石垣りんさんの詩集『レモンとねずみ』に、老いて生きることの励ましをもらう。
もうすぐ50歳になる、ほんのよこみちです。
Twitterでこういうツイートをしたものの、ちょっと考え込んでいました。
時々、行動した人や結果を出した人は価値があるけど、行動しない人にはない、みたいな言葉を見かけます。確かに行動する人はすごいし、結果を出し続ける大変さもわかります。でも、人としての価値は、何かを成したかで左右されるものじゃない。行動できない人にも、同様の価値があります。

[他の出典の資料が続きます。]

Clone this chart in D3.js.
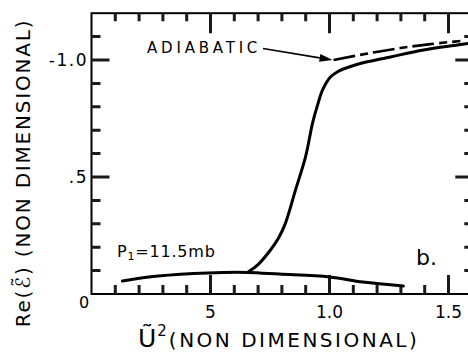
<!DOCTYPE html>
<html>
<head>
<meta charset="utf-8">
<script src="https://cdn.jsdelivr.net/npm/d3@7"></script>
<style>
  html, body { margin: 0; padding: 0; background: #fff; }
  svg { display: block; }
  text { font-family: "DejaVu Sans", "Liberation Sans", sans-serif; fill: #000; }
</style>
</head>
<body>
<svg id="chart" width="468" height="354"></svg>
<script>
// Real part of the dielectric response vs. squared reduced velocity
const lowerU2 = [0.13, 0.28, 0.49, 0.655, 0.79, 1.00, 1.14, 1.31];
const lowerRe = [-0.056, -0.077, -0.090, -0.092, -0.085, -0.073, -0.051, -0.034];

const upperU2 = [0.655, 0.702, 0.752, 0.786, 0.815, 0.857, 0.899, 0.929, 0.950, 0.971, 1.004, 1.034, 1.076, 1.118, 1.256, 1.395, 1.538, 1.60];
const upperRe = [-0.092, -0.128, -0.188, -0.239, -0.303, -0.444, -0.585, -0.731, -0.808, -0.872, -0.927, -0.950, -0.968, -0.982, -1.013, -1.043, -1.064, -1.073];

const adiabaticU2 = [1.017, 1.172, 1.298, 1.424, 1.55];
const adiabaticRe = [-1.0, -1.030, -1.051, -1.068, -1.081];

const xMajor = [0.5, 1.0, 1.5];
const xMinor = [0.1, 0.2, 0.3, 0.4, 0.6, 0.7, 0.8, 0.9, 1.1, 1.2, 1.3, 1.4];
const yMajor = [-0.5, -1.0];
const yMinor = [-0.1, -0.2, -0.3, -0.4, -0.6, -0.7, -0.8, -0.9, -1.1];
const xTickLabels = ["5", "1.0", "1.5"];
const yTickLabels = [".5", "-1.0"];

const svg = d3.select("#chart");
const x = d3.scaleLinear().domain([0, 1.6]).range([91.5, 472.3]);
const y = d3.scaleLinear().domain([0, -1.2]).range([294, 13.2]);
const X0 = x(0), X1 = x(1.6);
const Y0 = y(0), Y1 = y(-1.2);

// frame
svg.append("rect")
  .attr("x", X0).attr("y", Y1)
  .attr("width", X1 - X0).attr("height", Y0 - Y1)
  .attr("fill", "none").attr("stroke", "black").attr("stroke-width", 2);

// inward ticks on all four sides
const tickColor = "#1a1a1a";
const tickPath = d3.path();
function addXTicks(values, lenBottom, lenTop) {
  values.forEach(v => {
    const px = x(v);
    tickPath.moveTo(px, Y0); tickPath.lineTo(px, Y0 - lenBottom);
    tickPath.moveTo(px, Y1); tickPath.lineTo(px, Y1 + lenTop);
  });
}
function addYTicks(values, lenLeft, lenRight) {
  values.forEach(v => {
    const py = y(v);
    tickPath.moveTo(X0, py); tickPath.lineTo(X0 + lenLeft, py);
    tickPath.moveTo(X1, py); tickPath.lineTo(X1 - lenRight, py);
  });
}
addXTicks(xMajor, 19, 20);
addXTicks(xMinor, 9, 8);
addYTicks(yMajor, 18, 17);
addYTicks(yMinor, 9, 8);
svg.append("path").attr("d", tickPath.toString())
  .attr("fill", "none").attr("stroke", tickColor).attr("stroke-width", 3);

// tick labels
svg.append("g").selectAll("text").data(xMajor).join("text")
  .attr("x", d => x(d)).attr("y", 318)
  .attr("text-anchor", "middle").attr("font-size", 17)
  .text((d, i) => xTickLabels[i]);
svg.append("g").selectAll("text").data(yMajor).join("text")
  .attr("x", 88).attr("y", d => y(d) + 6)
  .attr("text-anchor", "end").attr("font-size", 17).attr("letter-spacing", 1.5)
  .text((d, i) => yTickLabels[i]);
svg.append("text").attr("x", 84).attr("y", 308)
  .attr("text-anchor", "middle").attr("font-size", 16).text("0");

// curves
const line = d3.line().x(d => x(d[0])).y(d => y(d[1])).curve(d3.curveCatmullRom.alpha(0.5));
const lower = d3.zip(lowerU2, lowerRe);
const upper = d3.zip(upperU2, upperRe);
const adiabatic = d3.zip(adiabaticU2, adiabaticRe);

const plot = svg.append("g");
plot.append("path").attr("d", line(lower))
  .attr("fill", "none").attr("stroke", "black").attr("stroke-width", 3).attr("stroke-linecap", "round");
plot.append("path").attr("d", line(upper))
  .attr("fill", "none").attr("stroke", "black").attr("stroke-width", 3).attr("stroke-linecap", "round");
plot.append("path").attr("d", line(adiabatic))
  .attr("fill", "none").attr("stroke", "black").attr("stroke-width", 2.6)
  .attr("stroke-dasharray", "22,5,8,5");

// ADIABATIC label with arrow
svg.append("text").attr("x", 147).attr("y", 53)
  .attr("font-size", 15).attr("letter-spacing", 3.8).text("ADIABATIC");
const tip = [x(adiabaticU2[0]) - 1, y(adiabaticRe[0])];
const tail = [263, 48.5];
const ang = Math.atan2(tip[1] - tail[1], tip[0] - tail[0]);
const hl = 13, hw = 4;
const base = [tip[0] - hl * Math.cos(ang), tip[1] - hl * Math.sin(ang)];
svg.append("line")
  .attr("x1", tail[0]).attr("y1", tail[1]).attr("x2", base[0]).attr("y2", base[1])
  .attr("stroke", "black").attr("stroke-width", 1.6);
svg.append("path")
  .attr("d", `M${tip[0]},${tip[1]}L${base[0] + hw * Math.sin(ang)},${base[1] - hw * Math.cos(ang)}L${base[0] - hw * Math.sin(ang)},${base[1] + hw * Math.cos(ang)}Z`)
  .attr("fill", "black");

// pressure label
const p = svg.append("text").attr("x", 117).attr("y", 257).attr("font-size", 16).attr("letter-spacing", 0.8);
p.append("tspan").text("P");
p.append("tspan").attr("font-size", 11).attr("dy", 3).text("1");
p.append("tspan").attr("dy", -3).text("=11.5mb");

// panel label
svg.append("text").attr("x", 416).attr("y", 265).attr("font-size", 22).text("b.");

// axis titles
const xt = svg.append("text").attr("x", 138).attr("y", 347).attr("font-size", 20);
xt.append("tspan").attr("font-size", 25).text("Ũ");
xt.append("tspan").attr("font-size", 15).attr("dy", -11).attr("dx", 1).text("2");
xt.append("tspan").attr("dy", 11).attr("dx", 2).attr("letter-spacing", 2.5).text("(NON DIMENSIONAL)");

svg.append("text")
  .attr("transform", "translate(30,173) rotate(-90)")
  .attr("text-anchor", "middle").attr("font-size", 20).attr("letter-spacing", 1.8)
  .text("Re(ℰ\u0303) (NON DIMENSIONAL)");
</script>
</body>
</html>
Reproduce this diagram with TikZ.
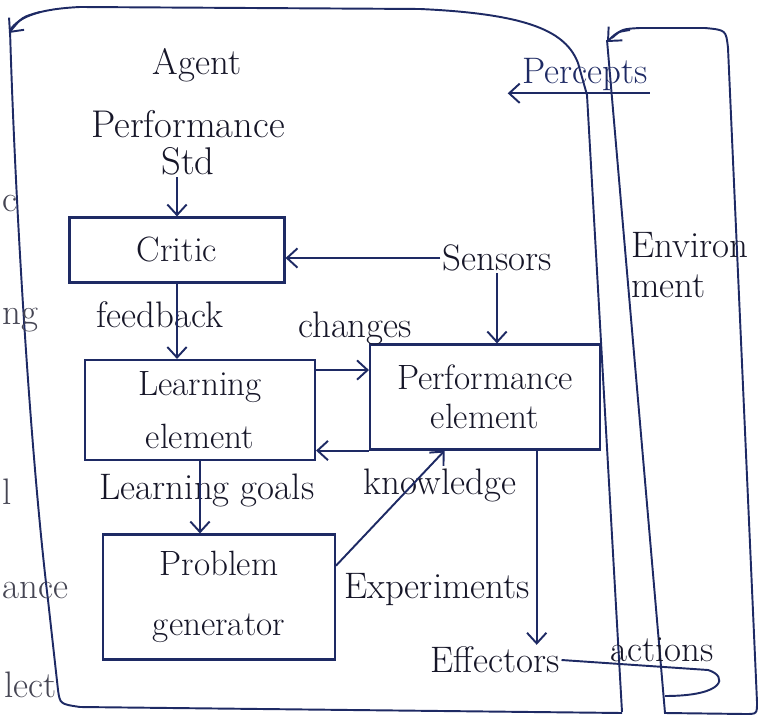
\documentclass[tikz,border=0pt]{standalone}
\usepackage{amsmath}
\usepackage{tikz}
\usetikzlibrary{arrows.meta}

\definecolor{ink}{RGB}{30,42,100}
\definecolor{pen}{RGB}{22,22,40}

\begin{document}
\begin{tikzpicture}[
		x=0.02cm, y=-0.02cm,
		every node/.style={text=pen, inner sep=1pt, font=\fontsize{21}{23}\selectfont},
		blk/.style={draw=ink, line width=1.2pt, align=center, font=\fontsize{20}{22}\selectfont},
		ln/.style={draw=ink, line width=1.1pt},
		arr/.style={ln, -{Straight Barb[length=6pt, width=11pt]}},
		frag/.style={anchor=west, text=pen!80, inner sep=0pt}
	]
  \useasboundingbox (0,0) rectangle (763,722);
  % outer frames
  \draw[ln] (622,712) -- (587,95) -- (578,63) .. controls (566,32) and (530,14) .. (420,9)
    -- (80,7) .. controls (40,9) and (20,16) .. (10,30);
  \draw[arr] (40,12) .. controls (22,17) .. (9,33);
  \draw[ln] (10,30) .. controls (15,200) and (30,450) .. (48,600) -- (58,690)
    .. controls (60,704) .. (80,707) -- (622,713);
  \draw[ln] (757,702) -- (728,48) .. controls (726,30) .. (705,28) -- (640,28)
    .. controls (622,29) .. (612,38);
  \draw[arr] (630,30) .. controls (617,32) .. (607,42);
  \draw[ln] (607,40) -- (665,713) -- (745,714) .. controls (757,714) .. (757,702);
  % cut-off words at the left edge
  \node (f_c) [frag] at (2,203) {c};
  \node (f_ng) [frag] at (2,320) {ng};
  \node (f_l) [frag] at (2,492) {l};
  \node (f_ance) [frag] at (2,590) {ance};
  \node (f_lect) [frag] at (4,685) {lect};
  % labels
  \node (agent) at (197,65) {Agent};
  \node (std) [align=center, font=\fontsize{22}{21}\selectfont] at (188,143) {Performance\\Std};
  \node (perc) [text=ink] at (585,75) {Percepts};
  \node (env) [align=left, font=\fontsize{21}{23}\selectfont] at (690,265) {Environ\\ment};
  % blocks
  \node (critic) [blk, minimum width=4.3cm, minimum height=1.3cm] at (177,250) {Critic};
  \node (learn) [blk, minimum width=4.6cm, minimum height=2cm] at (200,410) {Learning\\[8pt]element};
  \node (perf) [blk, minimum width=4.6cm, minimum height=2.1cm] at (485,397) {Performance\\element};
  \node (prob) [blk, minimum width=4.64cm, minimum height=2.5cm] at (219,597) {Problem\\[12pt]generator};
  \node (sens) at (497,258) {Sensors};
  \node (eff) at (495,660) {Effectors};
  \coordinate (act) at (665,696);
  \node (feed) at (160,315) {feedback};
  \node (chg) at (355,328) {changes};
  \node (know) at (440,485) {knowledge};
  \node (goals) at (207,490) {Learning goals};
  \node (expt) at (437,590) {Experiments};
  \node (acts) at (662,650) {actions};
  % connectors
  \draw[arr] (perc.south east) -- ([xshift=-0.25cm]perc.south west);
  \draw[arr] (std.south -| critic.north) -- (critic.north);
  \draw[arr] (sens.west) -- (critic.east |- sens.west);
  \draw[arr] (sens.south) -- (sens.south |- perf.north);
  \draw[arr] (critic.south) -- (critic.south |- learn.north);
  \draw[arr] (learn.19) -- (perf.west |- learn.19);
  \draw[arr] (perf.south west) -- (learn.east |- perf.south west);
  \draw[arr] (learn.south) -- (learn.south |- prob.north);
  \draw[arr] (prob.15) -- (perf.233);
  \draw[arr] (perf.-46) -- (perf.-46 |- eff.north);
  \draw[ln] (eff.east) -- (708,670) .. controls (728,676) and (726,696) .. (act);
\end{tikzpicture}
\end{document}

— ほんのよこみち📝 (@honno_yokomichi) 2019年4月27日
だって、結局お前は行動していない側の人間じゃないか、と。
このブログも、4月の更新は、ほんっとうにご無沙汰していました。
なんやかやばたばたしていたのも事実ですが、それ以上に。
書かないでいると、怖くなるんですよね、次に書くのが。
書いても書いても、全然、納得のいく記事にならなくて。
それでさらに怖くなり、書かない自分に逃げたりして。
上のツイートだって、結局は自己弁護じゃん?ってツッコまれても否定できないし。
そんな折も折、読んで助けられた本が、石垣りんさんの『レモンとねずみ』。
ハードカバーなのに文庫サイズで、まず読みやすいんですが。
石垣りんさんの詩って、言葉がやさしくて、あたたかいんですよね。
でも、ただあたたかいだけではなく、日常を冷静に見据えた鋭さも併せ持っている。
私が救われたのは、「母の景色」という詩の中の、次の言葉です。
やさしさは浸蝕され
愛は打ちくだかれ
希望は流されても。
半島のゆるぎなさで
あなたは母でありさえすればいい。
この詩を読んだとき、これまでのもやもやが一気に晴れていく気がしました。
私は何かを成した人間ではないけれど、母親として子どもに向き合うことだけは、つまずきながらも手放さずにやっている。
それだけで、生きた証としては十分なんじゃないだろうか、と。
上の詩以外にも、この詩集には、石垣りんさんが向き合う「老い」や「死」が書かれています。
亡くなられた後に発行された遺作なので、余計にそういう部分が見えてしまうのかもしれません。
石垣りんさんは大正生まれの方なので、今よりずっと、女性の生き方としては、窮屈な思いと向き合い続けて来られたのだろうと推測します。
実際、生涯独身な上、老いた親を抱えてその生活を支えて来られたようで、ご自身を給料袋にたとえた詩も書かれています。
切ないです。
切ないですけど、格好いい方だと思います。
人生って思うようにならなくて、子どものころに夢見たような生き方はできないかもしれないけれど。
地べたを這いずり回りながら生きて、あっけなく死んで消えていくのかもしれないけれど。
それでも、あなたがあなたでありさえすればいいんだよ。
そう、背中を押されたような気がしました。
私はたまたま、母親という役割を背負った人生を謳歌しておりますが。
人それぞれ違う生き方が尊重されるべきだと思います。
大きなビジネスを回している人も、専業主婦の人も、非正規雇用の立場で頑張っている人も、今は休んでいる人も。
たまたまその人がそういう状況にある、というだけで、収入の多寡や立場の違いが、その人の価値を左右するものではありません。
状況の違いは、やっぱり運に左右されますから。
子どもは親を、生まれてくる時代を、選べません。
だからやっぱり。
あなたはあなたでありさえすればいい。
私はこの詩集を読んで、救われたのでした。